**Supplied material**:
+++
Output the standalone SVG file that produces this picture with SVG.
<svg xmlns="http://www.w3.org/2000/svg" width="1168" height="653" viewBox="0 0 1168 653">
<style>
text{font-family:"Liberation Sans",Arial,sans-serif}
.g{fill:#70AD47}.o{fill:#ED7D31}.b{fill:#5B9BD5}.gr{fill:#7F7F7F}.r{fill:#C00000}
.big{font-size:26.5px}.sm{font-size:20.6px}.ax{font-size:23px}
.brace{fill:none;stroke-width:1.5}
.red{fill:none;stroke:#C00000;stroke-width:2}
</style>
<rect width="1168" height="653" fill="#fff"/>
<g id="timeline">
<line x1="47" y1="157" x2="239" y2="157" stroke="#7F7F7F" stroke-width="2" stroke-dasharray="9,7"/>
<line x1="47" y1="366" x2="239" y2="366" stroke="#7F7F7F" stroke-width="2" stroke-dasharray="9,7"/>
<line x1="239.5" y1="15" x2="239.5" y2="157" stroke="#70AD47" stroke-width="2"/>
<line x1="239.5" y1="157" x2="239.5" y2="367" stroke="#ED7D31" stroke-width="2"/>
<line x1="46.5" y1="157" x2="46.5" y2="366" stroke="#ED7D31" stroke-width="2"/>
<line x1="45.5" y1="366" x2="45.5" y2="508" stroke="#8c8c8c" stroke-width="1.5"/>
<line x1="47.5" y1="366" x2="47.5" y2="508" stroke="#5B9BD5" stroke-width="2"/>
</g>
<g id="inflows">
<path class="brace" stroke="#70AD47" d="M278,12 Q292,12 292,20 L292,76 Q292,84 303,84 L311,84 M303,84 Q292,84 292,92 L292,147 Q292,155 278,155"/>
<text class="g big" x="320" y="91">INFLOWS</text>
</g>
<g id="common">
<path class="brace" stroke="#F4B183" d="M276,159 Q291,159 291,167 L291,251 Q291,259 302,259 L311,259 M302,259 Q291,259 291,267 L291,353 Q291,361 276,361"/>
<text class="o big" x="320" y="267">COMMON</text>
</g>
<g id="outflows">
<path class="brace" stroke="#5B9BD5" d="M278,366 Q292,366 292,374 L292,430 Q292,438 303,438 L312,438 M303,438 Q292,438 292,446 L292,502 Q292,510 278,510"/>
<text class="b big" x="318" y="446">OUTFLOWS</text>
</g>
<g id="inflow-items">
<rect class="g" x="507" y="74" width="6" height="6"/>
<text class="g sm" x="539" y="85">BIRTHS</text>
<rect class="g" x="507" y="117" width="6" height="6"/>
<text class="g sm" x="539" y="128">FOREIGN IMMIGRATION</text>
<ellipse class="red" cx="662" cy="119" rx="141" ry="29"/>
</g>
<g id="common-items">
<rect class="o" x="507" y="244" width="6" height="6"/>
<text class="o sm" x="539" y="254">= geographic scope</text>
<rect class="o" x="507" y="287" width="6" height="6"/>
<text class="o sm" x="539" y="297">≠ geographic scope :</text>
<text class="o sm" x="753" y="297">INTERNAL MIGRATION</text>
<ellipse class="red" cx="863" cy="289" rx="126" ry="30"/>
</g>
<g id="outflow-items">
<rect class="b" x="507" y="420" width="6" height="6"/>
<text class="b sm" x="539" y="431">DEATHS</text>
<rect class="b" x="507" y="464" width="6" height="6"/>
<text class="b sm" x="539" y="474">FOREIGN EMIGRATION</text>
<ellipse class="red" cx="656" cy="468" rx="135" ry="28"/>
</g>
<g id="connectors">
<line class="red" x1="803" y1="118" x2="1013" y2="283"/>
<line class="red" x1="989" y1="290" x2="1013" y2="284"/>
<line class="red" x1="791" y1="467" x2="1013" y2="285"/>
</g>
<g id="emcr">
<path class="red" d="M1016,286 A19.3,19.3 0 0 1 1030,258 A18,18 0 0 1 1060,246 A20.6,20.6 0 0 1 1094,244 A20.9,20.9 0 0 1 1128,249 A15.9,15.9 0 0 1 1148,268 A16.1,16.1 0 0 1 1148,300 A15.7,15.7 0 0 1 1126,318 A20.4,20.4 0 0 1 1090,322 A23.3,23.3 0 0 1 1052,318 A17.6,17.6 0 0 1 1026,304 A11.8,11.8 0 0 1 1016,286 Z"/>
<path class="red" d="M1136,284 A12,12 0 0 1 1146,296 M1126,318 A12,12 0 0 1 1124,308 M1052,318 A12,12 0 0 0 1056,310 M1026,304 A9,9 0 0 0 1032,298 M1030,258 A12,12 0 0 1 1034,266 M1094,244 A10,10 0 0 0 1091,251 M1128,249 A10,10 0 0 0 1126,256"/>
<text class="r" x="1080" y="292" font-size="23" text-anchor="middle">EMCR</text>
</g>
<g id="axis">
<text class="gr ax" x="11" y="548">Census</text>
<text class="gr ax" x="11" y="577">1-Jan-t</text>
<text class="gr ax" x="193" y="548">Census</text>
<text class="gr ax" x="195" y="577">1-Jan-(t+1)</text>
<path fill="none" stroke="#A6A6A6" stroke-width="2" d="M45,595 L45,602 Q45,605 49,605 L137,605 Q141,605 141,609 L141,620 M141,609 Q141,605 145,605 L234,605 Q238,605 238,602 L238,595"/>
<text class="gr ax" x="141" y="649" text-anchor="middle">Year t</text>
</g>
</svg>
+++
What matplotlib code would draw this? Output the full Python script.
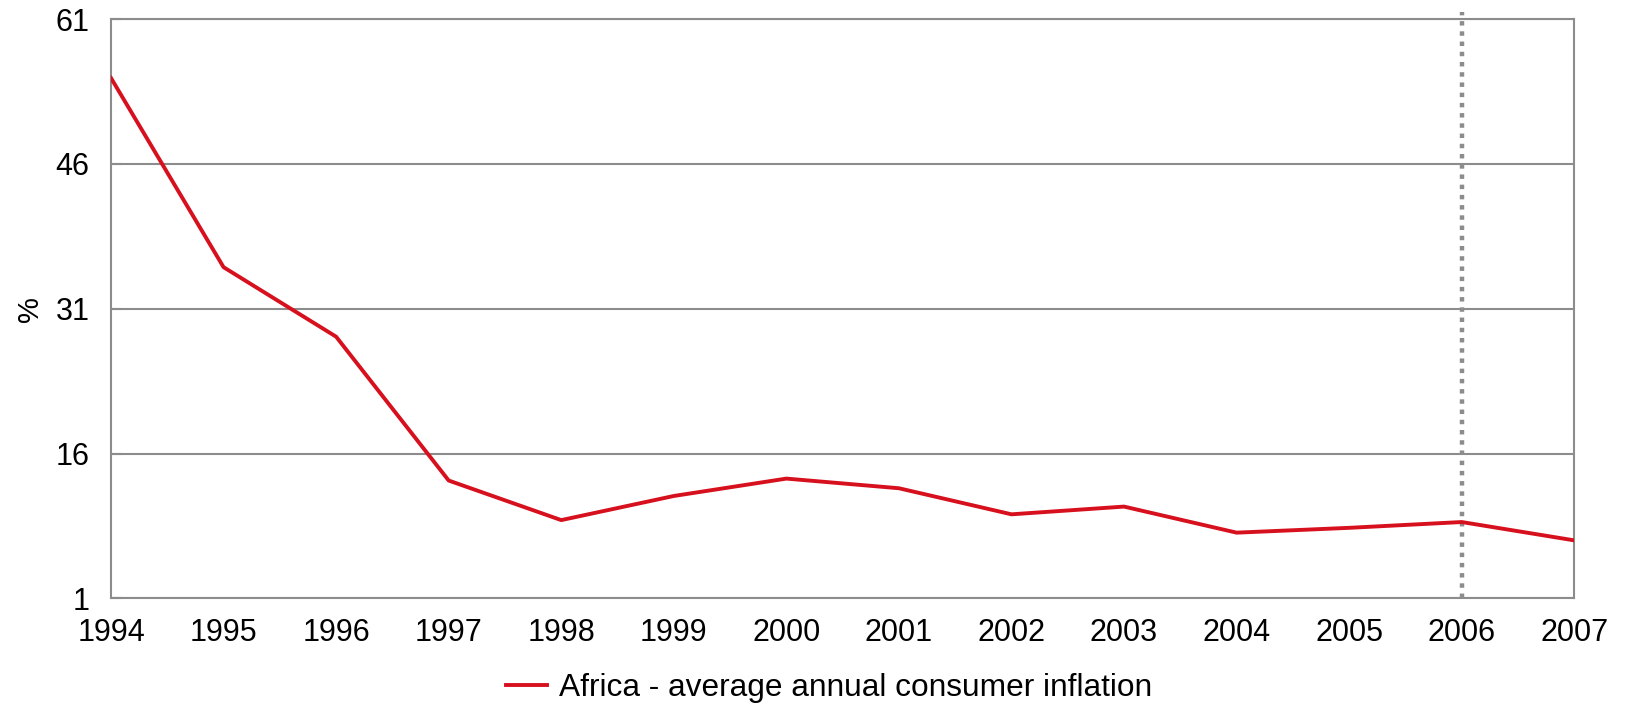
+++
**Task statement**: Only lines with the word "this" are wanted, so copy each one from the records.

**Written solution**:
Output the standalone SVG file that produces this picture with SVG.
What matplotlib code would draw this? Output the full Python script.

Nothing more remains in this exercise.